Abstract

Reservoir analogs provide detailed information that is applicable to fluid transport simulations but that cannot be obtained directly from reservoirs because of inaccessibility. The Ferron Sandstone of east-central Utah is an analog for fluviodeltaic reservoirs; its excellent outcrop exposures are ideal for detailed study. Ground-penetrating radar (GPR) data were collected in and between two cored boreholes and are used to build a 2-D fluid permeability model in four steps. First, an anisotropic GPR propagation velocity model is obtained from traveltime tomography between two boreholes and between each borehole and the earth's surface.
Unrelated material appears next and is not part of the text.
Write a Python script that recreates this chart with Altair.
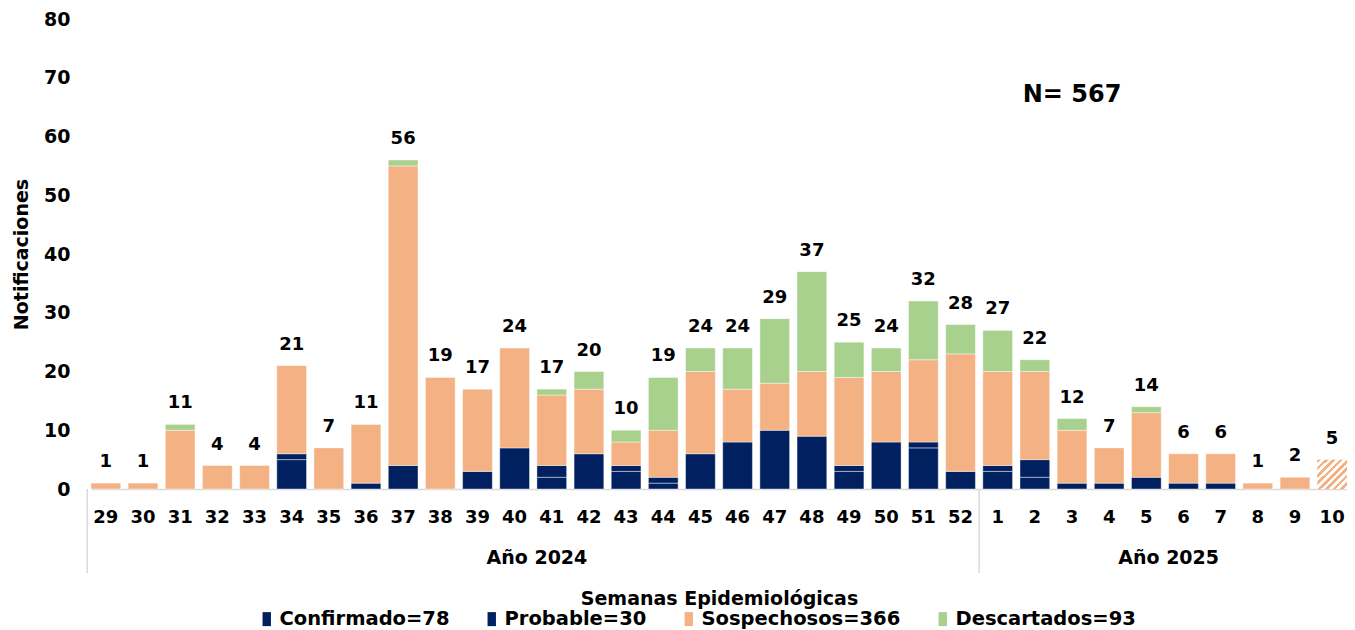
import altair as alt
import pandas as pd

weeks = ["29", "30", "31", "32", "33", "34", "35", "36", "37", "38", "39", "40",
         "41", "42", "43", "44", "45", "46", "47", "48", "49", "50", "51", "52",
         "1", "2", "3", "4", "5", "6", "7", "8", "9", "10"]
years = ["Año 2024"] * 24 + ["Año 2025"] * 10

confirmado = [0, 0, 0, 0, 0, 5, 0, 1, 4, 0, 3, 7, 2, 6, 3, 1, 6, 8, 0, 0, 3, 8, 7, 3,
              3, 2, 1, 1, 2, 1, 1, 0, 0, 0]
probable = [0, 0, 0, 0, 0, 1, 0, 0, 0, 0, 0, 0, 2, 0, 1, 1, 0, 0, 10, 9, 1, 0, 1, 0,
            1, 3, 0, 0, 0, 0, 0, 0, 0, 0]
sospechosos = [1, 1, 10, 4, 4, 15, 7, 10, 51, 19, 14, 17, 12, 11, 4, 8, 14, 9, 8, 11, 15, 12, 14, 20,
               16, 15, 9, 6, 11, 5, 5, 1, 2, 5]
descartados = [0, 0, 1, 0, 0, 0, 0, 0, 1, 0, 0, 0, 1, 3, 2, 9, 4, 7, 11, 17, 6, 4, 10, 5,
               7, 2, 2, 0, 1, 0, 0, 0, 0, 0]
hatched_week = "10"   # last week, still open (hatched)
n_label_week = "3"
n_label_value = 67

series = [("Confirmado", confirmado), ("Probable", probable),
          ("Sospechosos", sospechosos), ("Descartados", descartados)]
labels = [f"{name}={sum(vals)}" for name, vals in series]
colors = ["#002060", "#002060", "#F4B183", "#A9D18E"]

rows = []
for k, (name, vals) in enumerate(series):
    for w, v in zip(weeks, vals):
        if v > 0:
            rows.append({"week": w, "serie": labels[k], "orden": k, "value": v,
                         "hatch": w == hatched_week})
df = pd.DataFrame(rows)

totals = [sum(t) for t in zip(confirmado, probable, sospechosos, descartados)]
tot_df = pd.DataFrame({"week": weeks, "total": totals})

groups = []
for y in dict.fromkeys(years):
    idx = [i for i, yy in enumerate(years) if yy == y]
    n = len(idx)
    groups.append({"label": y, "mid": weeks[idx[0] + n // 2], "first": weeks[idx[0]]})
grp_df = pd.DataFrame(groups)

n_df = pd.DataFrame({"week": [n_label_week], "v": [n_label_value],
                     "txt": [f"N= {sum(totals)}"]})

FONT = "DejaVu Sans"
W, H = 1256, 470
PAD_IN = 0.2
STEP = W / (len(weeks) - PAD_IN)

xscale = alt.Scale(domain=weeks, paddingInner=PAD_IN, paddingOuter=0)
yscale = alt.Scale(domain=[0, 80])

x_main = alt.X("week:N", scale=xscale,
               axis=alt.Axis(title="Semanas Epidemiológicas", labelAngle=0,
                             labelFontSize=18, labelFontWeight="bold", labelColor="black",
                             labelPadding=19, ticks=False, domainColor="#d9d9d9",
                             domainWidth=1.5, titleFontSize=19, titleFontWeight="bold",
                             titleColor="black", titlePadding=63))
y_main = alt.Y("value:Q", stack="zero", scale=yscale,
               axis=alt.Axis(title="Notificaciones", values=list(range(0, 81, 10)),
                             grid=False, domain=False, ticks=False, labelFontSize=19,
                             labelFontWeight="bold", labelColor="black", labelPadding=21,
                             titleFontSize=19, titleFontWeight="bold", titleColor="black",
                             titlePadding=12))

bars = alt.Chart(df).transform_filter("!datum.hatch").mark_bar(
    stroke="white", strokeWidth=0.7, strokeOpacity=0.6
).encode(
    x=x_main,
    y=y_main,
    color=alt.Color("serie:N", scale=alt.Scale(domain=labels, range=colors),
                    legend=alt.Legend(title=None, orient="none", direction="horizontal",
                                      legendX=166, legendY=590, labelFontSize=19.5,
                                      labelFontWeight="bold", labelColor="black",
                                      labelLimit=0,
                                      symbolType="M-0.6,-1H0.6V1H-0.6Z", symbolSize=196,
                                      symbolStrokeWidth=0, labelOffset=3,
                                      columnPadding=32)),
    order=alt.Order("orden:Q"),
)

stops = []
nper = 8
for k in range(nper):
    stops.append(alt.GradientStop(color="#F4B183", offset=k / nper))
    stops.append(alt.GradientStop(color="#F4B183", offset=(k + 0.5) / nper))
    stops.append(alt.GradientStop(color="#FFFFFF", offset=(k + 0.5) / nper))
    stops.append(alt.GradientStop(color="#FFFFFF", offset=(k + 1) / nper))
hatch_fill = alt.LinearGradient(gradient="linear", stops=stops, x1=0, y1=0, x2=1, y2=1)

hatch = alt.Chart(df).transform_filter("datum.hatch").mark_bar(fill=hatch_fill).encode(
    x=alt.X("week:N", scale=xscale),
    y=alt.Y("value:Q", scale=yscale),
)

tot_text = alt.Chart(tot_df).mark_text(
    font=FONT, fontSize=18, fontWeight="bold", color="black", baseline="middle", dy=-21
).encode(
    x=alt.X("week:N", scale=xscale),
    y=alt.Y("total:Q", scale=yscale),
    text="total:Q",
)

year_text = alt.Chart(grp_df).mark_text(
    font=FONT, fontSize=19, fontWeight="bold", color="black", baseline="middle"
).encode(
    x=alt.X("mid:N", scale=xscale, bandPosition=0),
    y=alt.value(H + 69),
    text="label:N",
)

seps = alt.Chart(grp_df).mark_rule(color="#d9d9d9", strokeWidth=1.5,
                                   xOffset=-PAD_IN * STEP / 2).encode(
    x=alt.X("first:N", scale=xscale, bandPosition=0),
    y=alt.value(H),
    y2=alt.value(H + 84),
)

n_text = alt.Chart(n_df).mark_text(
    font=FONT, fontSize=24, fontWeight="bold", color="black", baseline="middle"
).encode(
    x=alt.X("week:N", scale=xscale),
    y=alt.Y("v:Q", scale=yscale),
    text="txt:N",
)

chart = alt.layer(bars, hatch, tot_text, year_text, seps, n_text).properties(
    width=W, height=H,
    autosize=alt.AutoSizeParams(type="none"),
    padding={"left": 83, "top": 11, "right": 0, "bottom": 140},
).configure(
    font=FONT, background="white"
).configure_view(stroke=None)

chart.save("out.html", embed_options={"renderer": "svg", "actions": False})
Second, the geometry of the sedimentological features is imaged by prestack Kirchhoff depth migration of constant-offset GPR data acquired along a line between the two holes at the earth's surface. Third, a background permeability is assigned to each layer by interpolating the geometrical average of the measured permeabilities in each sedimentological element. Finally, the spatial distribution of flow baffles and barriers is estimated by calibrating the instantaneous amplitude and frequency of the surface GPR data associated with the mudstone layers in the boreholes via cluster analysis. The result is an integrated model that contains GPR velocity, lithology, and fluid permeability distributions. Low GPR velocities correspond to mudstones with low permeability. The main mudstone layers (potential barriers and/or baffles to fluid flow) do not appear to be continuous between the boreholes, which means that interpretations based on borehole data alone would overestimate element continuity and thereby underestimate effective permeability.